How the increases typically work
Most versions of this rider adjust the death benefit on a scheduled basis, often annually, using either a fixed percentage set in the contract or a reference to a published inflation index. Some designs cap how much the benefit can grow in a single adjustment, and many also cap the total increase allowed over the life of the rider. Because the increase is automatic, it usually doesn’t require re-underwriting — a meaningful feature for someone whose health has changed since the original underwriting process and who might not qualify for a new policy at the same terms today.
Why the premium moves too
Insurers price a policy based on the amount of risk they’re taking on, so a rider that increases the benefit generally increases the premium as well, either through a scheduled step-up or a recalculation tied to the new coverage amount.

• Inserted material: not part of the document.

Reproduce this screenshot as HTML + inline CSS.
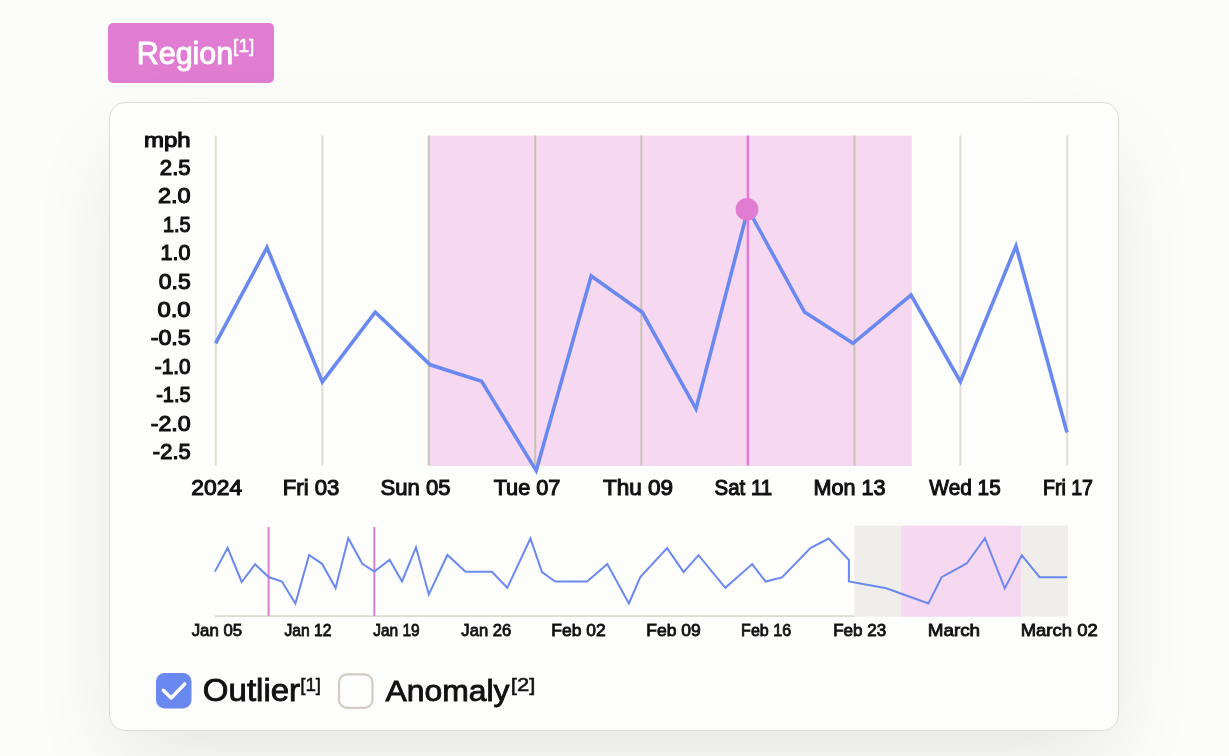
<!DOCTYPE html>
<html><head><meta charset="utf-8"><style>
html,body{margin:0;padding:0;}
body{width:1229px;height:756px;background:#fcfcfb;position:relative;overflow:hidden;font-family:"Liberation Sans",sans-serif;}
.btn{position:absolute;left:108px;top:22.5px;width:165.5px;height:60px;background:#e07cd2;border-radius:5px;}
.card{position:absolute;left:109px;top:102px;width:1008px;height:627px;background:#fdfdfc;border:1px solid #e0dbd2;border-radius:16px;box-shadow:0 36px 90px -8px rgba(0,0,0,0.09);}
svg{position:absolute;left:0;top:0;will-change:transform;}
text{font-family:"Liberation Sans",sans-serif;}
</style></head><body>
<div class="btn"></div>
<div class="card"></div>
<svg width="1229" height="756" viewBox="0 0 1229 756">
<text x="136.67" y="63.62" font-size="31.32" textLength="96.63" lengthAdjust="spacingAndGlyphs" style="fill:#fff;stroke:#fff;stroke-width:0.95">Region</text>
<text x="233.09" y="51.75" font-size="18.77" textLength="21.22" lengthAdjust="spacingAndGlyphs" style="fill:#fff;stroke:#fff;stroke-width:0.5">[1]</text>
<rect x="428.8" y="135.6" width="483" height="330.4" fill="#f7d8f1"/>
<line x1="215.8" y1="135.5" x2="215.8" y2="465.5" stroke="#e1ddd4" stroke-width="2"/>
<line x1="322.4" y1="135.5" x2="322.4" y2="465.5" stroke="#e1ddd4" stroke-width="2"/>
<line x1="428.8" y1="135.5" x2="428.8" y2="465.5" stroke="#c9c3b6" stroke-width="2"/>
<line x1="535.2" y1="135.5" x2="535.2" y2="465.5" stroke="#c9c3b6" stroke-width="2"/>
<line x1="641.3" y1="135.5" x2="641.3" y2="465.5" stroke="#c9c3b6" stroke-width="2"/>
<line x1="854.4" y1="135.5" x2="854.4" y2="465.5" stroke="#c9c3b6" stroke-width="2"/>
<line x1="960.4" y1="135.5" x2="960.4" y2="465.5" stroke="#e1ddd4" stroke-width="2"/>
<line x1="1067.2" y1="135.5" x2="1067.2" y2="465.5" stroke="#e1ddd4" stroke-width="2"/>
<line x1="747.9" y1="135.5" x2="747.9" y2="465.5" stroke="#e07cd2" stroke-width="2.5"/>
<polyline points="215.6,343.3 267,247.5 322.3,381.8 375.2,312.1 430.2,364.8 481.6,381.3 536.2,470.6 591.2,276 642.3,312.3 696,408.8 748,209 804.5,312 853,343.3 911,295 960.4,381.6 1016,246 1067,432.5" fill="none" stroke="#6a89f0" stroke-width="3.6" stroke-linejoin="miter" stroke-miterlimit="10"/>
<circle cx="747" cy="209.3" r="11.4" fill="#e07cd2"/>
<text x="143.96" y="146.95" font-size="19.87" textLength="46.65" lengthAdjust="spacingAndGlyphs" style="fill:#111;stroke:#111;stroke-width:1.1">mph</text>
<text x="159.83" y="174.75" font-size="21.20" textLength="30.85" lengthAdjust="spacingAndGlyphs" style="fill:#111;stroke:#111;stroke-width:1.1">2.5</text>
<text x="157.97" y="203.20" font-size="21.20" textLength="32.70" lengthAdjust="spacingAndGlyphs" style="fill:#111;stroke:#111;stroke-width:1.1">2.0</text>
<text x="162.93" y="231.65" font-size="21.20" textLength="27.65" lengthAdjust="spacingAndGlyphs" style="fill:#111;stroke:#111;stroke-width:1.1">1.5</text>
<text x="160.61" y="260.10" font-size="21.20" textLength="29.99" lengthAdjust="spacingAndGlyphs" style="fill:#111;stroke:#111;stroke-width:1.1">1.0</text>
<text x="158.75" y="288.55" font-size="21.20" textLength="31.96" lengthAdjust="spacingAndGlyphs" style="fill:#111;stroke:#111;stroke-width:1.1">0.5</text>
<text x="157.42" y="317.00" font-size="21.20" textLength="33.27" lengthAdjust="spacingAndGlyphs" style="fill:#111;stroke:#111;stroke-width:1.1">0.0</text>
<text x="150.72" y="345.45" font-size="21.20" textLength="40.01" lengthAdjust="spacingAndGlyphs" style="fill:#111;stroke:#111;stroke-width:1.1">-0.5</text>
<text x="154.73" y="373.90" font-size="21.20" textLength="35.84" lengthAdjust="spacingAndGlyphs" style="fill:#111;stroke:#111;stroke-width:1.1">-1.0</text>
<text x="156.16" y="402.35" font-size="21.20" textLength="34.43" lengthAdjust="spacingAndGlyphs" style="fill:#111;stroke:#111;stroke-width:1.1">-1.5</text>
<text x="150.72" y="430.80" font-size="21.20" textLength="39.94" lengthAdjust="spacingAndGlyphs" style="fill:#111;stroke:#111;stroke-width:1.1">-2.0</text>
<text x="152.88" y="459.25" font-size="21.20" textLength="37.80" lengthAdjust="spacingAndGlyphs" style="fill:#111;stroke:#111;stroke-width:1.1">-2.5</text>
<text x="191.30" y="495.25" font-size="22.38" textLength="50.82" lengthAdjust="spacingAndGlyphs" style="fill:#111;stroke:#111;stroke-width:1.1">2024</text>
<text x="282.73" y="495.25" font-size="22.38" textLength="56.69" lengthAdjust="spacingAndGlyphs" style="fill:#111;stroke:#111;stroke-width:1.1">Fri 03</text>
<text x="380.55" y="495.25" font-size="22.38" textLength="70.03" lengthAdjust="spacingAndGlyphs" style="fill:#111;stroke:#111;stroke-width:1.1">Sun 05</text>
<text x="493.67" y="495.25" font-size="22.38" textLength="66.76" lengthAdjust="spacingAndGlyphs" style="fill:#111;stroke:#111;stroke-width:1.1">Tue 07</text>
<text x="602.94" y="495.25" font-size="22.38" textLength="70.17" lengthAdjust="spacingAndGlyphs" style="fill:#111;stroke:#111;stroke-width:1.1">Thu 09</text>
<text x="714.55" y="495.25" font-size="22.38" textLength="57.58" lengthAdjust="spacingAndGlyphs" style="fill:#111;stroke:#111;stroke-width:1.1">Sat 11</text>
<text x="813.58" y="495.25" font-size="22.38" textLength="71.92" lengthAdjust="spacingAndGlyphs" style="fill:#111;stroke:#111;stroke-width:1.1">Mon 13</text>
<text x="929.36" y="495.25" font-size="22.38" textLength="71.36" lengthAdjust="spacingAndGlyphs" style="fill:#111;stroke:#111;stroke-width:1.1">Wed 15</text>
<text x="1042.94" y="495.25" font-size="22.38" textLength="50.09" lengthAdjust="spacingAndGlyphs" style="fill:#111;stroke:#111;stroke-width:1.1">Fri 17</text>
<line x1="215" y1="616.2" x2="855" y2="616.2" stroke="#dfdbd1" stroke-width="1.8"/>
<rect x="854.4" y="525.7" width="213.7" height="91" fill="#f0eeeb"/>
<rect x="901.3" y="525.7" width="119.6" height="91" fill="#f7d8f1"/>
<line x1="268.6" y1="527" x2="268.6" y2="616" stroke="#e07cd2" stroke-width="2"/>
<line x1="374.3" y1="527" x2="374.3" y2="616" stroke="#e07cd2" stroke-width="2"/>
<polyline points="214.9,571.6 227.6,547.8 241.7,582 255.1,564.2 268.6,577 281.9,581.5 295.4,603.5 309.1,555 322,563.8 335.6,588.1 348.3,538.2 362.3,563.8 374.4,571.6 389.6,559.7 402,581.5 416,547.3 428.8,594.4 447.4,555 465.6,571.7 491.9,571.7 507.3,587.8 530.4,538.5 542,572 555.2,581.5 587.1,581.5 607.3,564.1 628.9,603.5 640.3,577 667.1,548.1 683.6,572.1 698.5,555.2 725.3,587.8 752.2,564.1 765.6,581.5 782,577.4 810.4,548.1 828.6,538.5 848.9,559.8 848.9,581.5 885,587.9 928.4,603.4 941.6,577.2 966.7,563.5 984.9,538.2 1004.8,588.4 1021.8,555.3 1039.6,577.2 1067,577.2" fill="none" stroke="#6a89f0" stroke-width="2" stroke-linejoin="miter"/>
<text x="191.66" y="635.88" font-size="17.37" textLength="50.42" lengthAdjust="spacingAndGlyphs" style="fill:#111;stroke:#111;stroke-width:0.85">Jan 05</text>
<text x="284.38" y="635.88" font-size="17.37" textLength="46.98" lengthAdjust="spacingAndGlyphs" style="fill:#111;stroke:#111;stroke-width:0.85">Jan 12</text>
<text x="373.18" y="635.88" font-size="17.37" textLength="46.42" lengthAdjust="spacingAndGlyphs" style="fill:#111;stroke:#111;stroke-width:0.85">Jan 19</text>
<text x="461.37" y="635.88" font-size="17.37" textLength="49.94" lengthAdjust="spacingAndGlyphs" style="fill:#111;stroke:#111;stroke-width:0.85">Jan 26</text>
<text x="551.29" y="635.88" font-size="17.37" textLength="54.46" lengthAdjust="spacingAndGlyphs" style="fill:#111;stroke:#111;stroke-width:0.85">Feb 02</text>
<text x="646.29" y="635.88" font-size="17.37" textLength="54.52" lengthAdjust="spacingAndGlyphs" style="fill:#111;stroke:#111;stroke-width:0.85">Feb 09</text>
<text x="741.11" y="635.88" font-size="17.37" textLength="49.97" lengthAdjust="spacingAndGlyphs" style="fill:#111;stroke:#111;stroke-width:0.85">Feb 16</text>
<text x="833.13" y="635.88" font-size="17.37" textLength="52.99" lengthAdjust="spacingAndGlyphs" style="fill:#111;stroke:#111;stroke-width:0.85">Feb 23</text>
<text x="927.68" y="635.88" font-size="17.37" textLength="52.42" lengthAdjust="spacingAndGlyphs" style="fill:#111;stroke:#111;stroke-width:0.85">March</text>
<text x="1020.71" y="635.88" font-size="17.37" textLength="76.99" lengthAdjust="spacingAndGlyphs" style="fill:#111;stroke:#111;stroke-width:0.85">March 02</text>
<rect x="156" y="673" width="35.5" height="35.5" rx="8.5" fill="#6a89f0"/>
<polyline points="163.3,690.3 171.2,698 184.8,683.9" fill="none" stroke="#fff" stroke-width="3.4" stroke-linecap="round" stroke-linejoin="round"/>
<text x="202.86" y="701.28" font-size="30.58" textLength="97.26" lengthAdjust="spacingAndGlyphs" style="fill:#111;stroke:#111;stroke-width:0.85">Outlier</text>
<text x="300.21" y="691.21" font-size="18.99" textLength="20.88" lengthAdjust="spacingAndGlyphs" style="fill:#111;stroke:#111;stroke-width:0.5">[1]</text>
<rect x="339" y="674.4" width="33.5" height="33.5" rx="8" fill="none" stroke="#d3ccc1" stroke-width="2.2"/>
<text x="385.46" y="701.08" font-size="29.14" textLength="124.07" lengthAdjust="spacingAndGlyphs" style="fill:#111;stroke:#111;stroke-width:0.85">Anomaly</text>
<text x="510.88" y="691.21" font-size="18.99" textLength="24.55" lengthAdjust="spacingAndGlyphs" style="fill:#111;stroke:#111;stroke-width:0.5">[2]</text>
</svg>
</body></html>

This is different from riders that add a feature without expanding the core benefit. The rider is, in effect, a standing agreement to buy more coverage on a schedule, and the cost compounds the same way the benefit does over a long-term policy.
Where this rider tends to appear
Cost-of-living adjustment riders show up most often on longer-duration policies, since the value of protecting against inflation grows the more years there are between issue and a potential claim. It’s less commonly discussed on very short policies, where prices have less time to drift. It’s also worth distinguishing this rider from ordinary permanent life insurance cash value growth — a COLA rider adjusts the death benefit itself, not an internal savings component, and the two features work independently even when they appear on the same contract.
What tends to get overlooked
A few details are easy to miss when comparing this option:
- The adjustment isn’t always automatic to keep. Some riders let the policyholder decline a scheduled increase, and declining one or more increases in a row can sometimes end the rider’s future adjustments entirely.
- Caps limit the protection. A rider with a modest annual cap may not keep up with a stretch of unusually fast price increases, so the adjustment is a partial hedge rather than a complete one.
- It’s still a rider, not a separate policy. Its terms, cost, and availability are defined by the base contract and can vary considerably between insurers and product lines.
What to weigh
The core decision isn’t complicated: pay more over time in exchange for a death benefit that has a chance of keeping pace with rising prices, or keep the original premium fixed and accept that the same dollar amount will likely buy less in the future. Neither choice is right in general — it depends on the length of the policy, how the increases are capped, and how the added premium fits into a broader budget over the years the policy will be in force.